--- Start DATA ---
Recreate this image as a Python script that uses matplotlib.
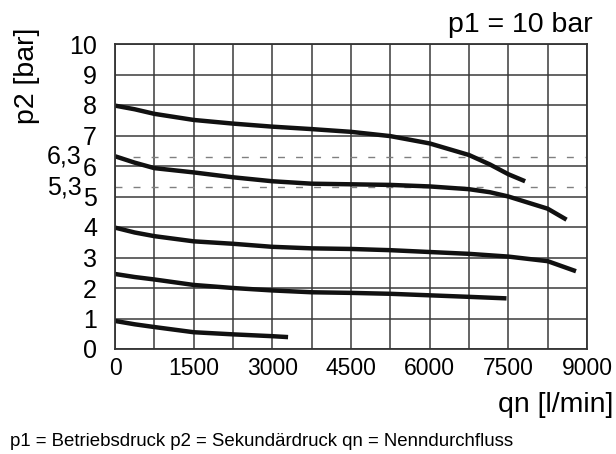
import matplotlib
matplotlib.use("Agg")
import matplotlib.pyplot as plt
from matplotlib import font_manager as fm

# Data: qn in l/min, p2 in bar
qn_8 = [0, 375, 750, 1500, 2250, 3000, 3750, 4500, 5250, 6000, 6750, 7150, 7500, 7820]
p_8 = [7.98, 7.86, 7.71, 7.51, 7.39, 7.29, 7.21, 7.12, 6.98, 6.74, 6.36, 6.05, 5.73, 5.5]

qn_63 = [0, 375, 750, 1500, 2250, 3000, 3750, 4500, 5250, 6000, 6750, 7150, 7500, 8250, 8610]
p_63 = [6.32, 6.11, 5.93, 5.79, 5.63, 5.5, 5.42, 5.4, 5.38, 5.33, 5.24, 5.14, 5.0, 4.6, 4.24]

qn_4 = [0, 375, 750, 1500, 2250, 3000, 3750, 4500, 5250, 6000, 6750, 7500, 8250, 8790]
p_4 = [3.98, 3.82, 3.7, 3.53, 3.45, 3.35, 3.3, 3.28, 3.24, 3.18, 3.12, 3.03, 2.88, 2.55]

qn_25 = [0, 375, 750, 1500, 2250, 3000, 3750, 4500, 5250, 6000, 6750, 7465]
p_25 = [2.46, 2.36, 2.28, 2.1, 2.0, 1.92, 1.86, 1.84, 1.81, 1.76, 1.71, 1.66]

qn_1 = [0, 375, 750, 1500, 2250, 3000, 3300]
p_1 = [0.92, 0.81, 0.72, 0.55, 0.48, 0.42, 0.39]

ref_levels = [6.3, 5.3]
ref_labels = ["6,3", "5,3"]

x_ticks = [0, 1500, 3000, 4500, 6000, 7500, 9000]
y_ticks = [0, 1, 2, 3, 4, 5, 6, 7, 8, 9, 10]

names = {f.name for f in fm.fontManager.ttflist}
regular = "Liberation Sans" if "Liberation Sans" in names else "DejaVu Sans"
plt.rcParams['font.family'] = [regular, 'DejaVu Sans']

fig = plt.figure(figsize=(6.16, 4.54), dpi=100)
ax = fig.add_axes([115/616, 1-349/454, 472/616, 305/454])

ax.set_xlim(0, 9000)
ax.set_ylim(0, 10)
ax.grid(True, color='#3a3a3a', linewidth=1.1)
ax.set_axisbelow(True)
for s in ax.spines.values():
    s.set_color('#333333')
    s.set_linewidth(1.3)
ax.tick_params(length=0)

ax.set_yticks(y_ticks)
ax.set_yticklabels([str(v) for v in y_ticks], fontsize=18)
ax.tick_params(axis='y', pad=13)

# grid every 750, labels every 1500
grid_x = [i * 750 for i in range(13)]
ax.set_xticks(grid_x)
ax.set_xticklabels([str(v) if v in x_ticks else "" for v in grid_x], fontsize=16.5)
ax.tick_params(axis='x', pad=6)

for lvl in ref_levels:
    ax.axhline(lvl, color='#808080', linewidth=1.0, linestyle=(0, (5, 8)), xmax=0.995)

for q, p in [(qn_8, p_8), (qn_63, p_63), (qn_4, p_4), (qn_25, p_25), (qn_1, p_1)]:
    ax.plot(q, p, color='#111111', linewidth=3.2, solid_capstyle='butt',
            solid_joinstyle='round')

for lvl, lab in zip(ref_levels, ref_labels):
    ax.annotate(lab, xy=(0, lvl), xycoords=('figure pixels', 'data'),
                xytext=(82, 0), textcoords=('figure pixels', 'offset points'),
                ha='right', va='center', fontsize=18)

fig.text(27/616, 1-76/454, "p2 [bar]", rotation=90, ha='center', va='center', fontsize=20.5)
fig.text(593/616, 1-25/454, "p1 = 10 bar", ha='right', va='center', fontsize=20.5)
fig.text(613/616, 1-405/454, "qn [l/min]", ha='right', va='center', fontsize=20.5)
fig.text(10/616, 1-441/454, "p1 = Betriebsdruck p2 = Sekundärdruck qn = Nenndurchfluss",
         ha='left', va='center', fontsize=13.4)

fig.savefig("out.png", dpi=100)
--- End DATA ---
• [GOAL]: Give again, exactly, the lines from the start of the data through the one holding "ax.tick_params(axis='x', pad=6)"; omit the pictures.

• [TASK RESULT]:
Recreate this image as a Python script that uses matplotlib.
import matplotlib
matplotlib.use("Agg")
import matplotlib.pyplot as plt
from matplotlib import font_manager as fm

# Data: qn in l/min, p2 in bar
qn_8 = [0, 375, 750, 1500, 2250, 3000, 3750, 4500, 5250, 6000, 6750, 7150, 7500, 7820]
p_8 = [7.98, 7.86, 7.71, 7.51, 7.39, 7.29, 7.21, 7.12, 6.98, 6.74, 6.36, 6.05, 5.73, 5.5]

qn_63 = [0, 375, 750, 1500, 2250, 3000, 3750, 4500, 5250, 6000, 6750, 7150, 7500, 8250, 8610]
p_63 = [6.32, 6.11, 5.93, 5.79, 5.63, 5.5, 5.42, 5.4, 5.38, 5.33, 5.24, 5.14, 5.0, 4.6, 4.24]

qn_4 = [0, 375, 750, 1500, 2250, 3000, 3750, 4500, 5250, 6000, 6750, 7500, 8250, 8790]
p_4 = [3.98, 3.82, 3.7, 3.53, 3.45, 3.35, 3.3, 3.28, 3.24, 3.18, 3.12, 3.03, 2.88, 2.55]

qn_25 = [0, 375, 750, 1500, 2250, 3000, 3750, 4500, 5250, 6000, 6750, 7465]
p_25 = [2.46, 2.36, 2.28, 2.1, 2.0, 1.92, 1.86, 1.84, 1.81, 1.76, 1.71, 1.66]

qn_1 = [0, 375, 750, 1500, 2250, 3000, 3300]
p_1 = [0.92, 0.81, 0.72, 0.55, 0.48, 0.42, 0.39]

ref_levels = [6.3, 5.3]
ref_labels = ["6,3", "5,3"]

x_ticks = [0, 1500, 3000, 4500, 6000, 7500, 9000]
y_ticks = [0, 1, 2, 3, 4, 5, 6, 7, 8, 9, 10]

names = {f.name for f in fm.fontManager.ttflist}
regular = "Liberation Sans" if "Liberation Sans" in names else "DejaVu Sans"
plt.rcParams['font.family'] = [regular, 'DejaVu Sans']

fig = plt.figure(figsize=(6.16, 4.54), dpi=100)
ax = fig.add_axes([115/616, 1-349/454, 472/616, 305/454])

ax.set_xlim(0, 9000)
ax.set_ylim(0, 10)
ax.grid(True, color='#3a3a3a', linewidth=1.1)
ax.set_axisbelow(True)
for s in ax.spines.values():
    s.set_color('#333333')
    s.set_linewidth(1.3)
ax.tick_params(length=0)

ax.set_yticks(y_ticks)
ax.set_yticklabels([str(v) for v in y_ticks], fontsize=18)
ax.tick_params(axis='y', pad=13)

# grid every 750, labels every 1500
grid_x = [i * 750 for i in range(13)]
ax.set_xticks(grid_x)
ax.set_xticklabels([str(v) if v in x_ticks else "" for v in grid_x], fontsize=16.5)
ax.tick_params(axis='x', pad=6)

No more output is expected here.